### Description of the task
Find the line that contains "Output the standalone" in the entries below. Restate it and every line after it, word for word, with no pictures.
--- START OF Records for this task ---
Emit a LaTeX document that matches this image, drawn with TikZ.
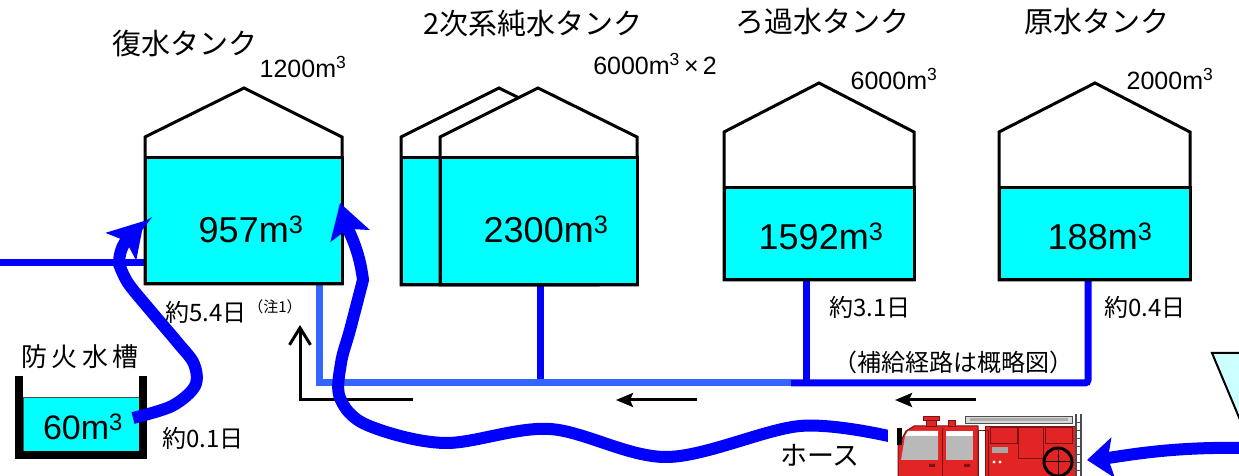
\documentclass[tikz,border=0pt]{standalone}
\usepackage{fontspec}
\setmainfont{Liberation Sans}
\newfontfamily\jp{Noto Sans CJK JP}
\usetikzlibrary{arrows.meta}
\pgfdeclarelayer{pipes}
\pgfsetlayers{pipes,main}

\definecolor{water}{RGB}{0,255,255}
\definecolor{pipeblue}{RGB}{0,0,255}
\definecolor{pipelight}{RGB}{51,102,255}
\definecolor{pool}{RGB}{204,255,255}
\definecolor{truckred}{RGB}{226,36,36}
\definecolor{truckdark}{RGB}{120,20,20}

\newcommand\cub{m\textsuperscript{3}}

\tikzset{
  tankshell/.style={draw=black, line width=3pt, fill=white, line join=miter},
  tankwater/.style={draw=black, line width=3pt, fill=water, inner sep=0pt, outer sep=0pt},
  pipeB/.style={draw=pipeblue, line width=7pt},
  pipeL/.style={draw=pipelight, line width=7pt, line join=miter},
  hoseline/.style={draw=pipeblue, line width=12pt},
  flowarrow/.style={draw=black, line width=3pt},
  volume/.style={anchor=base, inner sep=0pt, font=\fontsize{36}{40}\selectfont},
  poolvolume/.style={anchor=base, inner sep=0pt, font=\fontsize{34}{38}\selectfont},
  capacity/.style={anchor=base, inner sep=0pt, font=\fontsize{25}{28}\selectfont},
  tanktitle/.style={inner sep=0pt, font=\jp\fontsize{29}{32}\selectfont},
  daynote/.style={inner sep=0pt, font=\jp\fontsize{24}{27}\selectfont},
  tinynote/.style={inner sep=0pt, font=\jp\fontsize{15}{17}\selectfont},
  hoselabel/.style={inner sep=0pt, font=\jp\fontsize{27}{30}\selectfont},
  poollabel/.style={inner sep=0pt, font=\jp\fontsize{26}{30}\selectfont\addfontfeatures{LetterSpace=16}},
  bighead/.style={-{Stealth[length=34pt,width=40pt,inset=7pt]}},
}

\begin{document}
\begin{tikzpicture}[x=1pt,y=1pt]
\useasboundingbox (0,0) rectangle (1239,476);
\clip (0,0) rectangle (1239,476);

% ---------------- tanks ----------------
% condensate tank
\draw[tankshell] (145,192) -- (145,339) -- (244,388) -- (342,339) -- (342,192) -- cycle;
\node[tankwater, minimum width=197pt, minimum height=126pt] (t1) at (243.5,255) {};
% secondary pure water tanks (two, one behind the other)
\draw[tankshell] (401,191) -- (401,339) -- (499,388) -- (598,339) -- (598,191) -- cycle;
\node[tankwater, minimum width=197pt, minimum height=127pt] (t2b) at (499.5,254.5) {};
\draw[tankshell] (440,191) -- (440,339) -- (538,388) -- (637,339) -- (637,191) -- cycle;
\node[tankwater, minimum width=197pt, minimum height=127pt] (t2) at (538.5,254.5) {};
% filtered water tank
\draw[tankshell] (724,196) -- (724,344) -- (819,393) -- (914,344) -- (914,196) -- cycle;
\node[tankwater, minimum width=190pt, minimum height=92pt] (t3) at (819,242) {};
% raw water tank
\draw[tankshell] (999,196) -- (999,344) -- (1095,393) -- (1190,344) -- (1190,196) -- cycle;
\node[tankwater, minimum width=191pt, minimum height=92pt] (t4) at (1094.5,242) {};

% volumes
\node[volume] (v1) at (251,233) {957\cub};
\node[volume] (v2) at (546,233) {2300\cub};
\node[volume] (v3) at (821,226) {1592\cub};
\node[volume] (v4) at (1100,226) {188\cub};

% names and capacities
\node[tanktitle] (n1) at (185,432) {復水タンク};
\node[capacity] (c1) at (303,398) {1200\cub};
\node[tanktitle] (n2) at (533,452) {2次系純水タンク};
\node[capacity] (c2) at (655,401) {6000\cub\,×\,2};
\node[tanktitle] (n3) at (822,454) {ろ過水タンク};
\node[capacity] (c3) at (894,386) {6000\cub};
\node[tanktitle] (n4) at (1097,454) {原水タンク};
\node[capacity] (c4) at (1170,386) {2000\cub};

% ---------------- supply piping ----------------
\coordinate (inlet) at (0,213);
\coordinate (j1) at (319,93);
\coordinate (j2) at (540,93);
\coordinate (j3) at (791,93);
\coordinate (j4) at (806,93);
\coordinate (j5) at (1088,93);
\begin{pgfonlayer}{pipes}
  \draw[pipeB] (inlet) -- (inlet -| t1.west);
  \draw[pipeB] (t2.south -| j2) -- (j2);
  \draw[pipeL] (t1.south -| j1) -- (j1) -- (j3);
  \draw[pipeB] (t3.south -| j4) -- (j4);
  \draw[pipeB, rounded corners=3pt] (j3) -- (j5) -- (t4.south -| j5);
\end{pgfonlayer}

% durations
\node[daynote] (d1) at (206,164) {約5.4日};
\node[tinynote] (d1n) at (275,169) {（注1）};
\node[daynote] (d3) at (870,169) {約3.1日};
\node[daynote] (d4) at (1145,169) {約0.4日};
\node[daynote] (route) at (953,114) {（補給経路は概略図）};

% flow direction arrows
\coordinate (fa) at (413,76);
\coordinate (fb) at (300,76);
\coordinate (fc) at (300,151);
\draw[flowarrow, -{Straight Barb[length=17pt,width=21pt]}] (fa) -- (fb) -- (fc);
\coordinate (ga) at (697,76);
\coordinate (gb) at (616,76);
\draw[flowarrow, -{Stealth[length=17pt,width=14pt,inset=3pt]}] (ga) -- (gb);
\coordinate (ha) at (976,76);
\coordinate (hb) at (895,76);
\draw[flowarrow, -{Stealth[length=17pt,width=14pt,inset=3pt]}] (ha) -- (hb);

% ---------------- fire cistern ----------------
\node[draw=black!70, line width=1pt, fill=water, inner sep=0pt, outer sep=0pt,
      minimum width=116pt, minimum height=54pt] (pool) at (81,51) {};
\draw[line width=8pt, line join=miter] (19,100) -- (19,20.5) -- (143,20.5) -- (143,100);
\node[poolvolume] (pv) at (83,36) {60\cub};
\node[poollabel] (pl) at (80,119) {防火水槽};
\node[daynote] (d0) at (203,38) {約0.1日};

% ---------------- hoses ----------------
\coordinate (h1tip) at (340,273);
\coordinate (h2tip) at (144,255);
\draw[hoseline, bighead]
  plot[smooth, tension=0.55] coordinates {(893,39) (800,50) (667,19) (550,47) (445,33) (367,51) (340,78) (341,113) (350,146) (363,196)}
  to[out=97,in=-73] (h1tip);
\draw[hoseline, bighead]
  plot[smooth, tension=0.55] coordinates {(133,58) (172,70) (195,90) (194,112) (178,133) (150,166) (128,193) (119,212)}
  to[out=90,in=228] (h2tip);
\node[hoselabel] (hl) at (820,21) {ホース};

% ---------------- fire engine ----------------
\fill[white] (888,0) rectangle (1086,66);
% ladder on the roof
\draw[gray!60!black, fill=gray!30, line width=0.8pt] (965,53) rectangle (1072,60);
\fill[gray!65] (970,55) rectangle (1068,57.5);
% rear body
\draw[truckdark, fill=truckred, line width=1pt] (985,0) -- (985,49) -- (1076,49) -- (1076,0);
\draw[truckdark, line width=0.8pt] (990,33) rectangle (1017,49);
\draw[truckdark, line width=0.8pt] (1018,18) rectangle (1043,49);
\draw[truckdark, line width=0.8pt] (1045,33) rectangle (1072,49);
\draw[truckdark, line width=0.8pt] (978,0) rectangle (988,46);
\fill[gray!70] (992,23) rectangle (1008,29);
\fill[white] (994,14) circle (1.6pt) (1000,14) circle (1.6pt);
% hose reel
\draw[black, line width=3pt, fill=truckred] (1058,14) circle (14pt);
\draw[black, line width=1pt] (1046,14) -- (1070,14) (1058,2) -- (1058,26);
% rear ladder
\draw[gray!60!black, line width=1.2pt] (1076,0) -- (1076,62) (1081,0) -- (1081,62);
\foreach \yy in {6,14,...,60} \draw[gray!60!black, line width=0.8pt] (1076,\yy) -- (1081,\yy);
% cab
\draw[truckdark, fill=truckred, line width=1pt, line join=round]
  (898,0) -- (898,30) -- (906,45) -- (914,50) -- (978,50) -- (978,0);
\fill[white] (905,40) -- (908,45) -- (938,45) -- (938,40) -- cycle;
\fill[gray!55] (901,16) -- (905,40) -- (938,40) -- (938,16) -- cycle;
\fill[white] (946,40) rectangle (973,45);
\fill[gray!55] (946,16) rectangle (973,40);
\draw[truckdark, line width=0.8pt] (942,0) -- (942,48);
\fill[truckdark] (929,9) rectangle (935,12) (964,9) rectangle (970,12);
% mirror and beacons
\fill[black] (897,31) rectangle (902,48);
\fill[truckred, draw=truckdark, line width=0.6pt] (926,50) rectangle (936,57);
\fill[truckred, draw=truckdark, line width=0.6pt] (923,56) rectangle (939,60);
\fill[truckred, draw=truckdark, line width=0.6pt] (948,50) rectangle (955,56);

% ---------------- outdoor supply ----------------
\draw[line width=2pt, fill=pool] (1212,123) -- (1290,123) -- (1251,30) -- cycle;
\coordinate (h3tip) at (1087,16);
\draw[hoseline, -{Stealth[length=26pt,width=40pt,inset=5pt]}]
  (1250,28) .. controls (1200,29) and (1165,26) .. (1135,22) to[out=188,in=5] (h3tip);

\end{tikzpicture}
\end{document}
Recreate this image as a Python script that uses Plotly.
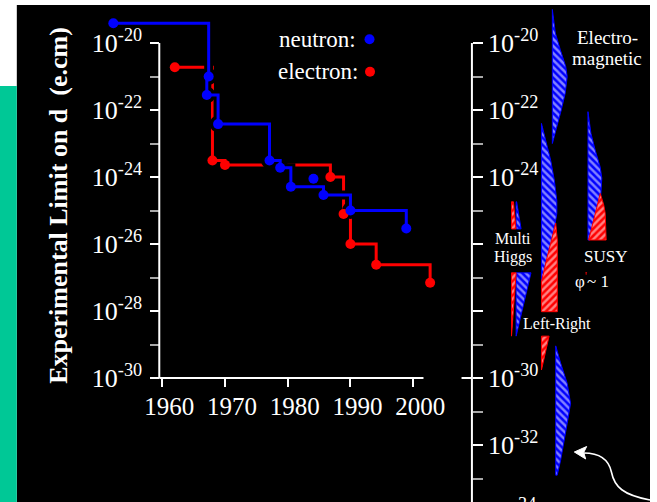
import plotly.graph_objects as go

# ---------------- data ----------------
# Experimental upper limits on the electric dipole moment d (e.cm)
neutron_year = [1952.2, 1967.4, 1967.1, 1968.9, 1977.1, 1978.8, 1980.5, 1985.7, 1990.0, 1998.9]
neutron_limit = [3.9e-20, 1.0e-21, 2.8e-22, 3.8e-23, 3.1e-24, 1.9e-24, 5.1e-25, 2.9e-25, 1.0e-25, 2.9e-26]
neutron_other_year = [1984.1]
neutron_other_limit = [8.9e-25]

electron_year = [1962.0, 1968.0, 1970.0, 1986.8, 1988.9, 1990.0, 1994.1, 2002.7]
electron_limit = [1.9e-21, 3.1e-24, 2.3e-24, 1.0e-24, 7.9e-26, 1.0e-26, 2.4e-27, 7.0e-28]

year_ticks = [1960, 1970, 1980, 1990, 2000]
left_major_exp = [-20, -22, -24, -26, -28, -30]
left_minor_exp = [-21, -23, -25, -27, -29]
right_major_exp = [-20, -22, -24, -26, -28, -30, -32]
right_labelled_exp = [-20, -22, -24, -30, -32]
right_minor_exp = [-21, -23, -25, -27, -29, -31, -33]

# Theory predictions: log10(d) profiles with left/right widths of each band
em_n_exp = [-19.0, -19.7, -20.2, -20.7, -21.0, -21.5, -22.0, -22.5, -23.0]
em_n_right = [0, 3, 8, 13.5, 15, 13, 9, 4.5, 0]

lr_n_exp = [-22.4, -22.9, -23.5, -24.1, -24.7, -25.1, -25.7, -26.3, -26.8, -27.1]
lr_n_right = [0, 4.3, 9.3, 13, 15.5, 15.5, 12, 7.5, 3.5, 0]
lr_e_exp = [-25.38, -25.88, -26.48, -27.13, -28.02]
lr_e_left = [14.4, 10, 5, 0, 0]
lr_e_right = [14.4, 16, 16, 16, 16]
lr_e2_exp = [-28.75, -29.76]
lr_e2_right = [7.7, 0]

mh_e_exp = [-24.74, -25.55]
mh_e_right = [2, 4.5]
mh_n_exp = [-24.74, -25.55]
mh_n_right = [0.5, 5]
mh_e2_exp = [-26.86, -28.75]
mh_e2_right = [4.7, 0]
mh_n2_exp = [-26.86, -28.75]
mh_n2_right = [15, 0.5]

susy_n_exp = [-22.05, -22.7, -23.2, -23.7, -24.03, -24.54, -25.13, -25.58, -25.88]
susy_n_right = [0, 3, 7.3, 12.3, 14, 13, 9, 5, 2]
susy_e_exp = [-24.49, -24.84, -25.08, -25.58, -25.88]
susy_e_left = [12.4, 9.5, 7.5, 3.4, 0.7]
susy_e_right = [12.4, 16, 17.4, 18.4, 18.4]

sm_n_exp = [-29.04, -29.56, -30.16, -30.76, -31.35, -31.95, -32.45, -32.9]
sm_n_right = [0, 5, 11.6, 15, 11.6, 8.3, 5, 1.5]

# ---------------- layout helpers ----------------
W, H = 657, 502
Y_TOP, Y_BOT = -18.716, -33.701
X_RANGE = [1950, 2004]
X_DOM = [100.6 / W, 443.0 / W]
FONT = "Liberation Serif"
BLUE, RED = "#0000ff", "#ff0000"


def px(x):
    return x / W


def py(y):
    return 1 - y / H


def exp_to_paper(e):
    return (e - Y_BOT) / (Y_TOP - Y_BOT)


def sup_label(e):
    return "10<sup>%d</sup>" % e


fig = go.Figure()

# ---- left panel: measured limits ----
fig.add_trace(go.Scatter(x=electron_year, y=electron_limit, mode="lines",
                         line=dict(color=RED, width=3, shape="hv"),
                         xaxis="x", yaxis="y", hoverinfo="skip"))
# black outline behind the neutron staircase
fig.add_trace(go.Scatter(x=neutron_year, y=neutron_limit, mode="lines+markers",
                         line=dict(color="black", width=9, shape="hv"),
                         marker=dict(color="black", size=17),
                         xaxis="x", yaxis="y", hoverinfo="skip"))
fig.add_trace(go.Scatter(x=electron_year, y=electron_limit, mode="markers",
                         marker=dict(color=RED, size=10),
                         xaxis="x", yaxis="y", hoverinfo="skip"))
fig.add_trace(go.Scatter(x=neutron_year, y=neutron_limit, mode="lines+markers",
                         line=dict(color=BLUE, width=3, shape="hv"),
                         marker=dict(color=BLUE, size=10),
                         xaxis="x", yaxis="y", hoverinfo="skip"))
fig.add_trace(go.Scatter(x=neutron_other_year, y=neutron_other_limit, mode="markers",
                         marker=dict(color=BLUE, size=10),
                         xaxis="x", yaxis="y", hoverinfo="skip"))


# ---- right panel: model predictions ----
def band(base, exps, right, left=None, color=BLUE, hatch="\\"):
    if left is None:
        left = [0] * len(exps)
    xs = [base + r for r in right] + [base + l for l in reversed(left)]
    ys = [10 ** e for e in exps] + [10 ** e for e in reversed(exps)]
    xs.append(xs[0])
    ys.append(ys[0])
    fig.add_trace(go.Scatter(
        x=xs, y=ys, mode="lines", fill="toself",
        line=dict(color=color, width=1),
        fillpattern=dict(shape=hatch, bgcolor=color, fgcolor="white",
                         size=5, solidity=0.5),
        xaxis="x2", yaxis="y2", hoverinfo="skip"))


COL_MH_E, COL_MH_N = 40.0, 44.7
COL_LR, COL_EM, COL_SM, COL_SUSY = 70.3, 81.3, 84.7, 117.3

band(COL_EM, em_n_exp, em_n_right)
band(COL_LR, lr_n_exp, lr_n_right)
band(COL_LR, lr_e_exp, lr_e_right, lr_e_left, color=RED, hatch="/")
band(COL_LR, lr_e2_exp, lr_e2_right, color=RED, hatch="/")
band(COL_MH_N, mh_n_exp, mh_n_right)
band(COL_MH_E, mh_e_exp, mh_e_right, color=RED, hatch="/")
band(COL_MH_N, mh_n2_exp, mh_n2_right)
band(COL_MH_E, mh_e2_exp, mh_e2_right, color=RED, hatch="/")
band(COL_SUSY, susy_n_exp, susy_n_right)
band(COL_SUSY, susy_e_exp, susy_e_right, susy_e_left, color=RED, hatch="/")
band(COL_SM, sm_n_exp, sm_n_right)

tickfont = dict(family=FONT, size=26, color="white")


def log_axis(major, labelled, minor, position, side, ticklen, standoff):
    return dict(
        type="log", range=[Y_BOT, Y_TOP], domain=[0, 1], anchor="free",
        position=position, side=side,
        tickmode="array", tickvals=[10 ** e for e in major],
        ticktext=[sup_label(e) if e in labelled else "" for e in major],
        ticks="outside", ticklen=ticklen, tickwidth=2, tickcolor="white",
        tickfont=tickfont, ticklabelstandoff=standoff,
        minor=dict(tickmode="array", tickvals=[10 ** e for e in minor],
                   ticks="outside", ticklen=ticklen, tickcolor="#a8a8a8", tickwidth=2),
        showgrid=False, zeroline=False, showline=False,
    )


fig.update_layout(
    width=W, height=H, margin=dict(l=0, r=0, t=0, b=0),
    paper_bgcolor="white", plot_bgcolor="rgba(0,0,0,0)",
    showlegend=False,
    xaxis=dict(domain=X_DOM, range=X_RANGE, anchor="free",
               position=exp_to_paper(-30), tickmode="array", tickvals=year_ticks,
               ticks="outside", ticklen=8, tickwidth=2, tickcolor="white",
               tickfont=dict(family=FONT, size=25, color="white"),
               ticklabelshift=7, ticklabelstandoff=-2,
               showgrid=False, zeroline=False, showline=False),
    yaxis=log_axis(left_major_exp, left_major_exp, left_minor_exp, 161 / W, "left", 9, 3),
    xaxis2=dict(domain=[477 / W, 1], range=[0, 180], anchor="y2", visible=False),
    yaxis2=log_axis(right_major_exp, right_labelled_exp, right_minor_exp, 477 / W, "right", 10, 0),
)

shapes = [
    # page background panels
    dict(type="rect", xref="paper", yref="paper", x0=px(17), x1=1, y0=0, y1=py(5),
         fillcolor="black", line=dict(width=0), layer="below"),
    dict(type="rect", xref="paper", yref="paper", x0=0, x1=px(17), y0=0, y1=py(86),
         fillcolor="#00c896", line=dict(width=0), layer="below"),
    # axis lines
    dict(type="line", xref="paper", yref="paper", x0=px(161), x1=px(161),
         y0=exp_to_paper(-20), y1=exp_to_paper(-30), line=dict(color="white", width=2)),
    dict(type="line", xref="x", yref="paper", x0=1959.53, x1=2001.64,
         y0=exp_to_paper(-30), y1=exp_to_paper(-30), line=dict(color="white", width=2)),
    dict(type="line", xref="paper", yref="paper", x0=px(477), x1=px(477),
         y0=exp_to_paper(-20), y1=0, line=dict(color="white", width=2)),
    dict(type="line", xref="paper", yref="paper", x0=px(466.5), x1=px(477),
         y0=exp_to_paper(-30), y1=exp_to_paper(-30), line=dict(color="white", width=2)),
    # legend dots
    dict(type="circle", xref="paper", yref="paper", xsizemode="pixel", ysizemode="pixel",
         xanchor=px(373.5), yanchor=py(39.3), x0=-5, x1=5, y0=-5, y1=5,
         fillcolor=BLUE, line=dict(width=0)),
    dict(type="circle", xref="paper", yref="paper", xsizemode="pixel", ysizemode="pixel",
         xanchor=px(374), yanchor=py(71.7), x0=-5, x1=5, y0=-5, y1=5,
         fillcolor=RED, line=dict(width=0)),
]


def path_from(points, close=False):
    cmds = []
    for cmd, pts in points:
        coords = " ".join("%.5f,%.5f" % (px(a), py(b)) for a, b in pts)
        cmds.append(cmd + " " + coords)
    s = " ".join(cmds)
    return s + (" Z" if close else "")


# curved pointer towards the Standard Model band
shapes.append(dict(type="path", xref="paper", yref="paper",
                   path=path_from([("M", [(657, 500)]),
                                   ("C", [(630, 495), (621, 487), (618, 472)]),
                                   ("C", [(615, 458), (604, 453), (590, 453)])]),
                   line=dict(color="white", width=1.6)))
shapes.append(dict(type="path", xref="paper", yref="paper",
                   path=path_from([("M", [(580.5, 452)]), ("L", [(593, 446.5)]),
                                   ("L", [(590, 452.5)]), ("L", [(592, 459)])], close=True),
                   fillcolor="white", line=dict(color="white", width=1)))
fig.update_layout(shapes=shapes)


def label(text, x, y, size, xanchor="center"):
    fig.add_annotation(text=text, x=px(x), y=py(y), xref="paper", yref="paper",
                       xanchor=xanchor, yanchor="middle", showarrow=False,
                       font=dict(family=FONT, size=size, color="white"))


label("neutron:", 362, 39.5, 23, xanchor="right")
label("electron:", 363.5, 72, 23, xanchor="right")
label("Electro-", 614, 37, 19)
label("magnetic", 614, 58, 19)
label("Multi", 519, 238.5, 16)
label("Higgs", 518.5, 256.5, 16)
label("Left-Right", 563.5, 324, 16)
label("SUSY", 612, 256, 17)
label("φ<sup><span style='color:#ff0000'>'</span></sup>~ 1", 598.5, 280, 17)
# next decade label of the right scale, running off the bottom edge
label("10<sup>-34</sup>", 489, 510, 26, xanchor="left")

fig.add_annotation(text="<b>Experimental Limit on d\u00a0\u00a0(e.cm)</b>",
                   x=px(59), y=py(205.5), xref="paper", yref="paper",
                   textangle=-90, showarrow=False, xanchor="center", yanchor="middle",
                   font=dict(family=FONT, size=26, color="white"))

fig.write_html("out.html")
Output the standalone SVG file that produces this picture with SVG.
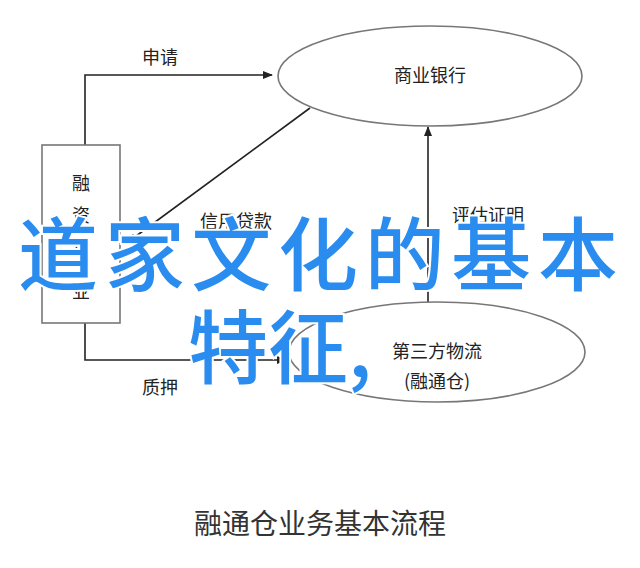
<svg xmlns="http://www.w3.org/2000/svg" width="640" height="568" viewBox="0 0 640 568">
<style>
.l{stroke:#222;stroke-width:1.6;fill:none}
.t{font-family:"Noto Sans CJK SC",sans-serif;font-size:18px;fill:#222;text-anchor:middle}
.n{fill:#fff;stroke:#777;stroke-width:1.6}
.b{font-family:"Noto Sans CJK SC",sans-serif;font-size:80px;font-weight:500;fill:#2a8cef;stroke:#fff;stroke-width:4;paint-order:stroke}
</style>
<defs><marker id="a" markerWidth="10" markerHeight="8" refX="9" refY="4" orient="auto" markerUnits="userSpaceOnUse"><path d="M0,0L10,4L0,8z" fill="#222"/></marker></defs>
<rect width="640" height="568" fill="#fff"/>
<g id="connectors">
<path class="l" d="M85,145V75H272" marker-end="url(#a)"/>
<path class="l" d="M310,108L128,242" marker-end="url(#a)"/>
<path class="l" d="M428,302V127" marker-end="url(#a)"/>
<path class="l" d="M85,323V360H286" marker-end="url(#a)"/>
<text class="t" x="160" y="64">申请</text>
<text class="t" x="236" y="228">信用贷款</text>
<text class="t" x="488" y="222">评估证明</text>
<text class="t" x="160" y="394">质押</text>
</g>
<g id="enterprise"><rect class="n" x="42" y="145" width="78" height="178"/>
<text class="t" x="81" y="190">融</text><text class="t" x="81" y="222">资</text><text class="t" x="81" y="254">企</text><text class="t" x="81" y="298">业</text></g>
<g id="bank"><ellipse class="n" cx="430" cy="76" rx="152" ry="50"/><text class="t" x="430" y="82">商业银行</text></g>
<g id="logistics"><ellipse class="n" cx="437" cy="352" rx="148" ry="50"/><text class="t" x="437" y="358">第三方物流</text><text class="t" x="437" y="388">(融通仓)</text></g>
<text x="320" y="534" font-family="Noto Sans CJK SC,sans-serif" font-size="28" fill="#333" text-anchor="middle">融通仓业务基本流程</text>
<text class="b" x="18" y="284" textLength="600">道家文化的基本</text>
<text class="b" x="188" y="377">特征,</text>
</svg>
--- END OF Records for this task ---
### Task answer
Output the standalone SVG file that produces this picture with SVG.
<svg xmlns="http://www.w3.org/2000/svg" width="640" height="568" viewBox="0 0 640 568">
<style>
.l{stroke:#222;stroke-width:1.6;fill:none}
.t{font-family:"Noto Sans CJK SC",sans-serif;font-size:18px;fill:#222;text-anchor:middle}
.n{fill:#fff;stroke:#777;stroke-width:1.6}
.b{font-family:"Noto Sans CJK SC",sans-serif;font-size:80px;font-weight:500;fill:#2a8cef;stroke:#fff;stroke-width:4;paint-order:stroke}
</style>
<defs><marker id="a" markerWidth="10" markerHeight="8" refX="9" refY="4" orient="auto" markerUnits="userSpaceOnUse"><path d="M0,0L10,4L0,8z" fill="#222"/></marker></defs>
<rect width="640" height="568" fill="#fff"/>
<g id="connectors">
<path class="l" d="M85,145V75H272" marker-end="url(#a)"/>
<path class="l" d="M310,108L128,242" marker-end="url(#a)"/>
<path class="l" d="M428,302V127" marker-end="url(#a)"/>
<path class="l" d="M85,323V360H286" marker-end="url(#a)"/>
<text class="t" x="160" y="64">申请</text>
<text class="t" x="236" y="228">信用贷款</text>
<text class="t" x="488" y="222">评估证明</text>
<text class="t" x="160" y="394">质押</text>
</g>
<g id="enterprise"><rect class="n" x="42" y="145" width="78" height="178"/>
<text class="t" x="81" y="190">融</text><text class="t" x="81" y="222">资</text><text class="t" x="81" y="254">企</text><text class="t" x="81" y="298">业</text></g>
<g id="bank"><ellipse class="n" cx="430" cy="76" rx="152" ry="50"/><text class="t" x="430" y="82">商业银行</text></g>
<g id="logistics"><ellipse class="n" cx="437" cy="352" rx="148" ry="50"/><text class="t" x="437" y="358">第三方物流</text><text class="t" x="437" y="388">(融通仓)</text></g>
<text x="320" y="534" font-family="Noto Sans CJK SC,sans-serif" font-size="28" fill="#333" text-anchor="middle">融通仓业务基本流程</text>
<text class="b" x="18" y="284" textLength="600">道家文化的基本</text>
<text class="b" x="188" y="377">特征,</text>
</svg>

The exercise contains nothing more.